#### Record excerpts:
'''
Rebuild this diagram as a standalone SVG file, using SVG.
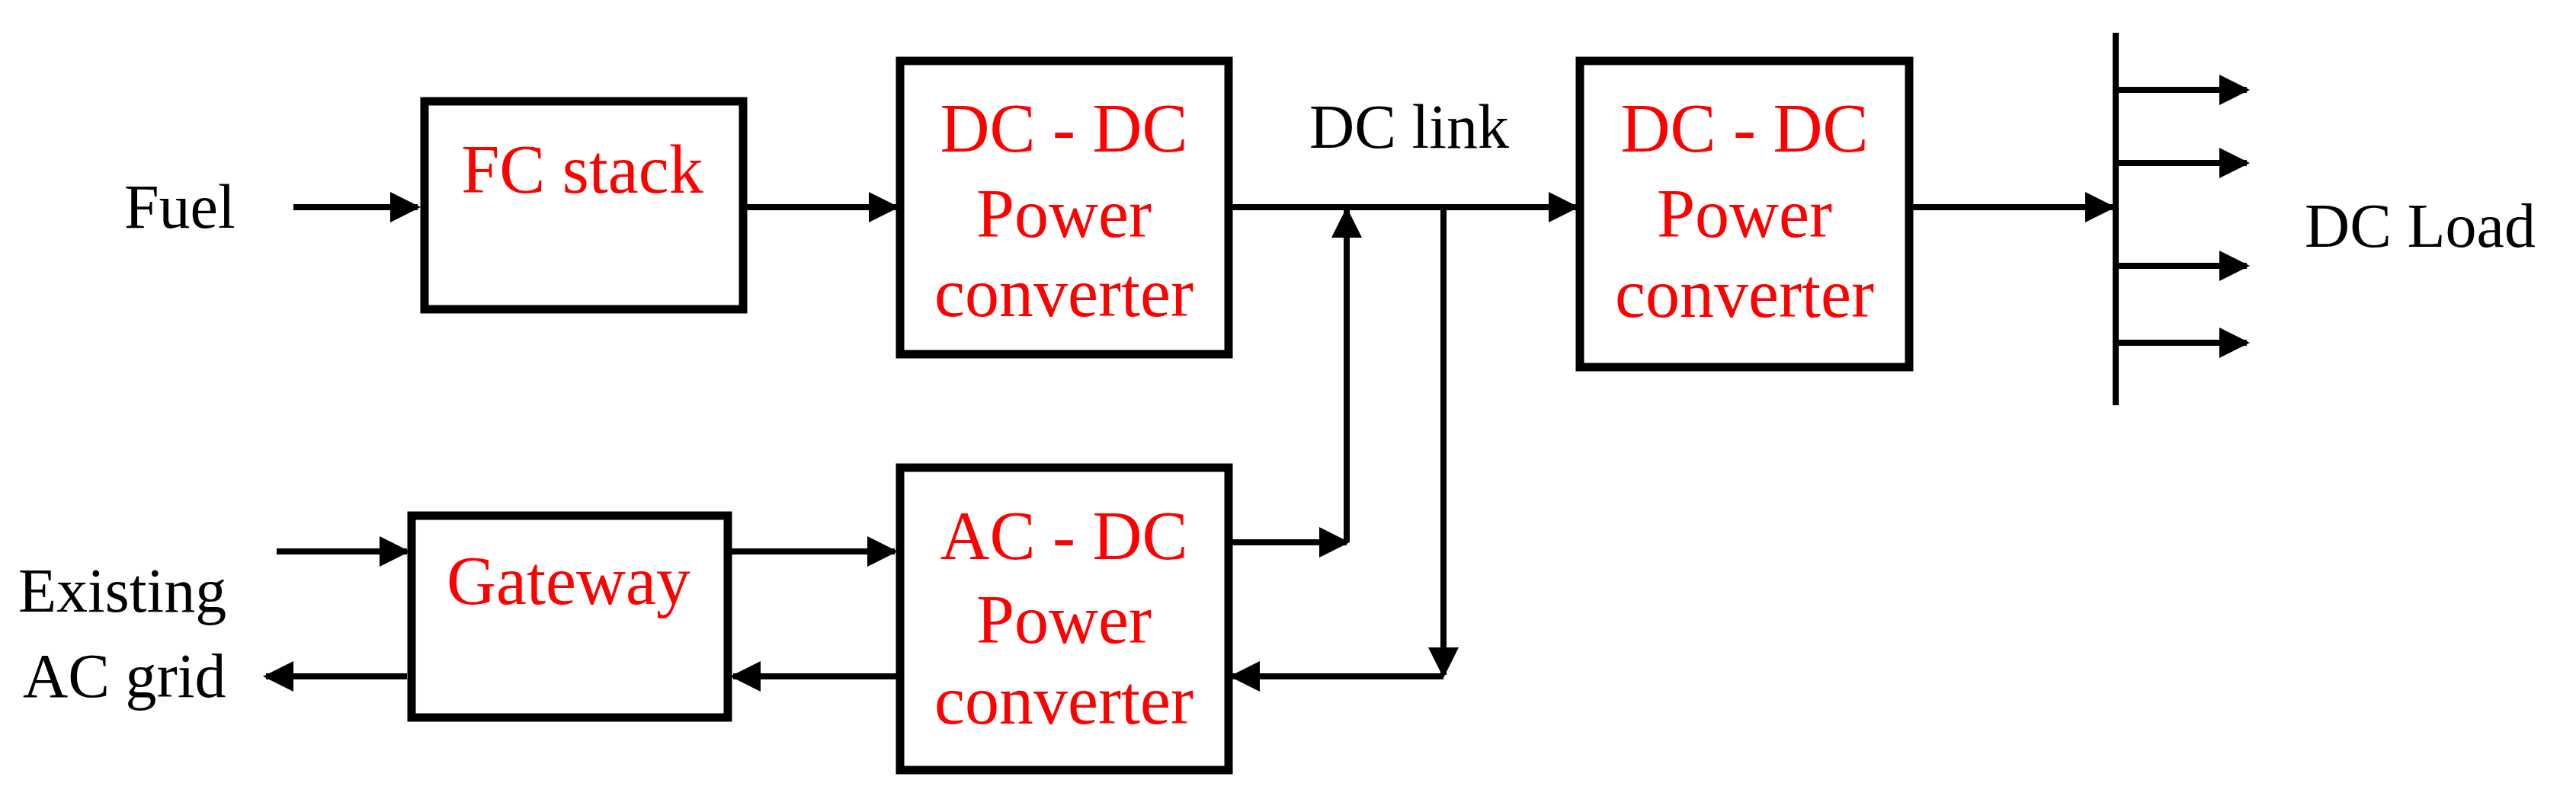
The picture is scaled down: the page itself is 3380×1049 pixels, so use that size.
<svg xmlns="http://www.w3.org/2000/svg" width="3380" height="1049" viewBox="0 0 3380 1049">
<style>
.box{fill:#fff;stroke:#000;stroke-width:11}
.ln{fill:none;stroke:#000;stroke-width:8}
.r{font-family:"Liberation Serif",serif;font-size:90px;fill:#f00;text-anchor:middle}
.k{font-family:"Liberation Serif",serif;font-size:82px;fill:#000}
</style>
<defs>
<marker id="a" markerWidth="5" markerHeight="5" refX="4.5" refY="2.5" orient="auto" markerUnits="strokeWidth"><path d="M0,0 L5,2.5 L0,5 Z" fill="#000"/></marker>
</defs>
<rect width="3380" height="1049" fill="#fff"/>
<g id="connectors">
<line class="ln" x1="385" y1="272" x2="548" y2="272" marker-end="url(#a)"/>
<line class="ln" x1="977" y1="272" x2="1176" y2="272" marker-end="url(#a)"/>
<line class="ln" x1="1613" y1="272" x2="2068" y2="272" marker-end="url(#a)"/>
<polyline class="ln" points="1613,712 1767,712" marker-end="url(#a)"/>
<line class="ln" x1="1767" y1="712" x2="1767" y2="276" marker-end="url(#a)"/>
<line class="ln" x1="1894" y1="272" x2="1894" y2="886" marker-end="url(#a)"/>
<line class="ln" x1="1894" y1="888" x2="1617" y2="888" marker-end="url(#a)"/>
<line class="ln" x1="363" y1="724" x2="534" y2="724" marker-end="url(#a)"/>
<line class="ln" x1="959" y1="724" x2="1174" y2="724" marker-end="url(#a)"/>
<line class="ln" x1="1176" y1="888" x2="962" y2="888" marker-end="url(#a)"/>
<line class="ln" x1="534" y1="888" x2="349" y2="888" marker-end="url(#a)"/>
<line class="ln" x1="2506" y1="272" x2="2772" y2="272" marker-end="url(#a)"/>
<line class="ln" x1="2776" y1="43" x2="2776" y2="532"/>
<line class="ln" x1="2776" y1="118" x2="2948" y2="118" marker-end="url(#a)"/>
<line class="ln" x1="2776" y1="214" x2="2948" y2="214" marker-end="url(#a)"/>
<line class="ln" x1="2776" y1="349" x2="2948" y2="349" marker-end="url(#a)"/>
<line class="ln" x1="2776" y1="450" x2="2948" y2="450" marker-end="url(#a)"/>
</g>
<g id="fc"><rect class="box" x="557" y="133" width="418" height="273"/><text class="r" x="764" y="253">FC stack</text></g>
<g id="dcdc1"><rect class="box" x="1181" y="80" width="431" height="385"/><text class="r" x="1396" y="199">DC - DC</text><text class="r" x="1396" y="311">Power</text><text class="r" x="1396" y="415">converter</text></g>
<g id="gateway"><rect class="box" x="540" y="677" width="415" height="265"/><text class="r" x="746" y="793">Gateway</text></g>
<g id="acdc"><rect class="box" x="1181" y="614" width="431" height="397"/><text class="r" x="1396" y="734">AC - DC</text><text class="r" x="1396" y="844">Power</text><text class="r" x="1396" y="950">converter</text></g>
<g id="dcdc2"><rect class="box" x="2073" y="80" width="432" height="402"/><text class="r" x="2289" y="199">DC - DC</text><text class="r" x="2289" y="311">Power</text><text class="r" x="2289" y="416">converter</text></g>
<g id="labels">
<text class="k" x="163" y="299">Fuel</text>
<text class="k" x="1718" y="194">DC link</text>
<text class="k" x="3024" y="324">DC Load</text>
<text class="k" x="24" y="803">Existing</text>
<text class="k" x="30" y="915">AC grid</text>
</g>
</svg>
'''
'''
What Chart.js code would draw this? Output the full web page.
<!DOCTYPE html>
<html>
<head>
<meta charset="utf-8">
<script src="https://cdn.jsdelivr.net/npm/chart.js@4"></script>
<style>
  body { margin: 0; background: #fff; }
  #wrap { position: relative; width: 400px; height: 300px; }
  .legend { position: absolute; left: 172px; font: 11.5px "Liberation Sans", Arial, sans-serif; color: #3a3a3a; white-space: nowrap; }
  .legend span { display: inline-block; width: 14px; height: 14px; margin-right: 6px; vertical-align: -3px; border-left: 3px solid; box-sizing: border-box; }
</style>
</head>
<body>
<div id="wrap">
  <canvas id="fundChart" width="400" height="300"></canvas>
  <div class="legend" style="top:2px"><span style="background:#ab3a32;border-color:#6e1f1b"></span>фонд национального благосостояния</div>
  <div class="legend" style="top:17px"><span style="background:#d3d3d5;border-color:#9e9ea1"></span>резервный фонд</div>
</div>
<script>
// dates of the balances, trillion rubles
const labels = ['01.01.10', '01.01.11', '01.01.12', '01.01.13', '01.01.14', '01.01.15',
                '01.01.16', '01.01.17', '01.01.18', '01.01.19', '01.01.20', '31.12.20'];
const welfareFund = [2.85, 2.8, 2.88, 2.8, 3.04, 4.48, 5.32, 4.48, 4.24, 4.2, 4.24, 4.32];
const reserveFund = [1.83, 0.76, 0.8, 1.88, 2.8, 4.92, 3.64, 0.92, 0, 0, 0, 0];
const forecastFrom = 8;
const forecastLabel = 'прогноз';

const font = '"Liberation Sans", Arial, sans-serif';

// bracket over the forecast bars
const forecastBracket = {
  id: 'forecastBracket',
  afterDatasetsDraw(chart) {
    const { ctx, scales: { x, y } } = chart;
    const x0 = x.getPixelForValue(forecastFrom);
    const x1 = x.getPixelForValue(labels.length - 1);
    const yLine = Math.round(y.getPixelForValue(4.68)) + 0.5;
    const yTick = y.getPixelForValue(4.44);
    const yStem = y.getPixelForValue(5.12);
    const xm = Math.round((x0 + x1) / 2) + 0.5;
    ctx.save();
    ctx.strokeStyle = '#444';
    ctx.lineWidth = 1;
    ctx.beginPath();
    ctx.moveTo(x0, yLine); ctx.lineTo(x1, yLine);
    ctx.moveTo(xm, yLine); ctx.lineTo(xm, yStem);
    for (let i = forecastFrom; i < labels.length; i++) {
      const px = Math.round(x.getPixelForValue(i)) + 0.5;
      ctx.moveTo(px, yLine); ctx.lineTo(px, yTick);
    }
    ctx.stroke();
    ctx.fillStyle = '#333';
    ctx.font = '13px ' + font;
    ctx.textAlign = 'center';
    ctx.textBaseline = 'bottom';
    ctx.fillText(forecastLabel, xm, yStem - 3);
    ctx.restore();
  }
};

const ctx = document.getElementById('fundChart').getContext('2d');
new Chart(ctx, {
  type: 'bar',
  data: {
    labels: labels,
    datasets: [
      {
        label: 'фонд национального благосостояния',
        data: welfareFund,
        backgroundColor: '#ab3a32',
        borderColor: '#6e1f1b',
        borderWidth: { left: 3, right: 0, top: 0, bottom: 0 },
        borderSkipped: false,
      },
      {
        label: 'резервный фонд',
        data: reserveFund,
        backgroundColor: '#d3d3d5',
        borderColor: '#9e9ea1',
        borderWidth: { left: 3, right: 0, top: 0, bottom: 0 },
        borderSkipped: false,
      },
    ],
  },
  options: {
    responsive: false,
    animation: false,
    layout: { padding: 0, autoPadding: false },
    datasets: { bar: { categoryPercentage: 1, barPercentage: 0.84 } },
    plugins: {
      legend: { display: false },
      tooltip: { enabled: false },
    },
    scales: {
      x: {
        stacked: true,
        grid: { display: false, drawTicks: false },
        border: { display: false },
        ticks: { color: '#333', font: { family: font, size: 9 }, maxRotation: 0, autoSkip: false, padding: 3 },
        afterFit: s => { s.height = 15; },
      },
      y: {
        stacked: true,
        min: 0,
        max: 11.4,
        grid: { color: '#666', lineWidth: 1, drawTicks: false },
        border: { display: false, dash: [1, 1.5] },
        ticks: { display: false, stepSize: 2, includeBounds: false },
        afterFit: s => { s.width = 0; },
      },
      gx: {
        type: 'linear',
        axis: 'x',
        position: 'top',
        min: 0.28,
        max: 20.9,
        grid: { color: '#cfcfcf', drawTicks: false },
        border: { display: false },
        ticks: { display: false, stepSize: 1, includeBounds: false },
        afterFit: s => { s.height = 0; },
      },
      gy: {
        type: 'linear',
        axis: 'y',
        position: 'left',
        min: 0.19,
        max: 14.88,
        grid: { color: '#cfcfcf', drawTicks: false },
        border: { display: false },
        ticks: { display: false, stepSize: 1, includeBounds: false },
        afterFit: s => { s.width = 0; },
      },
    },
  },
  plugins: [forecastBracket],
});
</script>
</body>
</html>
'''
Find how many lines include the string "page" and report that number alone.

#### Complete answer:
2